Ainsi, il est possible qu’un étudiant non-résident puisse également avoir un rattachement suffisant au Grand-Duché permettant de conclure à l’existence d’une probabilité raisonnable de le voir revenir s’y installer et se mettre à la disposition du marché du travail de cet État membre. Tel est le cas lorsque cet étudiant réside seul ou avec ses parents dans un État membre frontalier du Luxembourg et que, depuis une durée significative, ses parents travaillent au Luxembourg et vivent à proximité de cet État membre.
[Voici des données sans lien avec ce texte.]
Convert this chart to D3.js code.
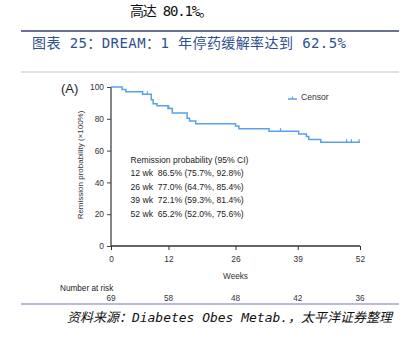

La Cour précise à cet égard qu’il existe des mesures moins restrictives permettant d’atteindre l’objectif poursuivi par le législateur luxembourgeois. Par exemple, dans la mesure où l’aide octroyée peut consister en un prêt, un système de financement qui subordonnerait l’octroi de ce prêt, voire du solde de celui-ci, ou son non-remboursement, à la condition que l’étudiant qui en bénéficie revienne au Luxembourg pour y travailler et y résider après avoir achevé ses études à l’étranger, serait mieux adapté à la situation particulière des enfants des travailleurs frontaliers. De surcroît, afin d’éviter un « tourisme des bourses d’études » et de s’assurer que le travailleur frontalier parent de l’étudiant présente des liens suffisants avec la société luxembourgeoise, l’octroi de l’aide financière pourrait être subordonné à la condition que ce parent ait travaillé au Luxembourg pendant une période minimale déterminée.
Enfin, tout risque de cumul avec l’allocation d’une aide financière équivalente qui pourrait être versée par l’État membre dans lequel l’étudiant réside, seul ou avec ses parents, pourrait être évité par la prise en compte d’une telle allocation pour l’octroi de l’aide versée par le Luxembourg.
Dans ces circonstances, la Cour répond que la réglementation luxembourgeoise contestée va au-delà de ce qui est nécessaire pour atteindre l’objectif poursuivi par le législateur. Partant, cette réglementation est contraire au principe de la libre circulation des travailleurs.